Earliest Tyrannosaur A "crowned dragon" that lived 160 million years ago was the great-grandaddy of the tyrant lizard king T. rex.
Two skeletons of the oldest known tyrannosauroid have been discovered in what used to be wetland in the Gobi desert of western China. The beast has been named Guanlong, or "crowned dragon", not because of its ferocity or its kinship with T. rex, but because it had an unusual prominent nasal crest on its head, which was probably an ornament used to display sexual prowess.
Xing Xu of the Institute of Vertebrate Paleontology and Paleoanthropology in Beijing and colleagues uncovered the nearly complete skeleton of a juvenile and the partial skeleton of a 3-metre long adult. The juvenile had died first and its skeleton sank into the mud of the wetland, where it may have been trampled by the adult before it too died (Nature, vol 439, p 715).
Tyrannosaurs only became giants late in their evolution. They spent the early part of their history as secondary predators in the shadow of allosaurs and spinosaurs, says Tom Holtz of the University of Maryland in College Park.
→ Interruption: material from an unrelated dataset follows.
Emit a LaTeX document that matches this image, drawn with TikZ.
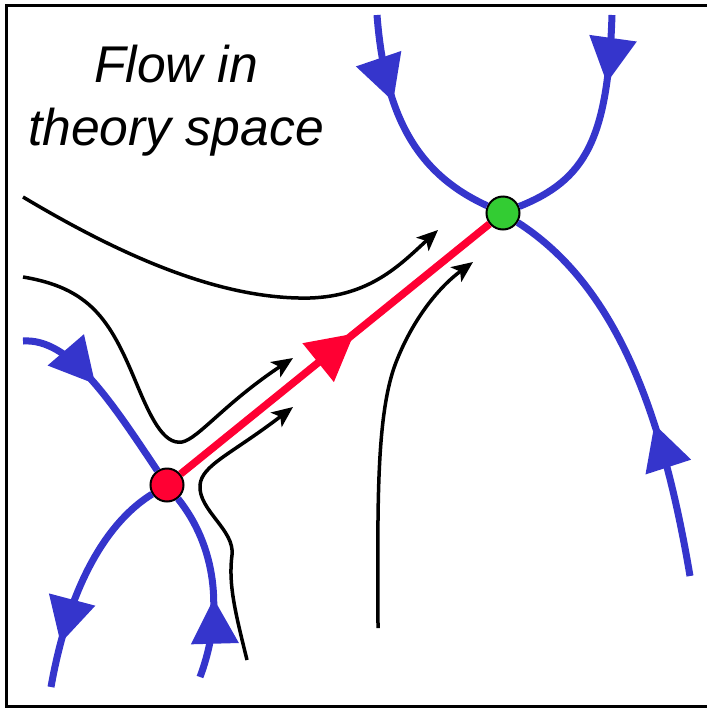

Nine-metre-long giant tyrannosaurs didn't appear until about 80 million years ago, just 15 million years before an asteroid impact ended the reign of the dinosaurs.
When my oldest daughter was about eight she called the flying dinosaur a squawkasaurus.
I'd recommend a Weatherby 460..
T. Rex's rep just keeps slipping further. The last theory I heard was that T.Rex was probably a scavenger, not a predator.
But I can't remember if that new theory was ever debunked. They went back and forth with that one for awhile.
or a Barrett .50
I'd recommend something belt-fed or crew-served.
gas powered
Now that would be an interesting hunting experience. Well, only if you didn't mind humping a 20mm antitank rifle to get it.
Now dont forget the other explantion for dinosaur bones...that there really were not any dinosaurs roaming alive on the earth, but the devil just put those bones there, to mislead men....
1. TRex still has - hands down - the most powerful jaws ever seen in a terrestrial predator. Therefore, while the outcome can't be predicted, if TRex got the 'first bite in', it would have been curtains for the competition;
2. This ain't really news - there are at least 2 fairly complete Spinosaurus skulls in the hands of private collectors that measure in the neighborhood of 8 feet (!) in length. Dr. Thomas Holtz was telling me recently that he had reviewed one of them for an upcoming publication, so dinophiles - watch for it.
3. Even if a Spinosaur was 51 feet long, it would have been no match for a TRex. Spinosaurs were relatively slender fisheaters, with crocodile-like teeth and very thin and long jaws, which would have been a weak weapon against a muscular TRex. One chomp from the TRex's 'nutcracker' jaw and it would have been all over for Spino (The one in the JP III movie was a pure fantasy creature).
4. Lastly, TRex was NOT a scavenger (although we may surmise that it ocassionally DID scavenge as do all predators).
Andrewsarchus: about 4-5.5m long and standing about 1.8-2m at the shoulder
I'd still rather hunt this puppy. The largest land mammal predator ever.
A Ma Deuce for me, thank you.
Well, its either him or an Entelodont (an omnivorous rhino-sized pig with a BAD attitude and a mouthfull of hippo-like teeth)...
Nasty looking suckers, weren't they?
Please.
Anybody got stills of that Battle between those 2 Terribel Lizards???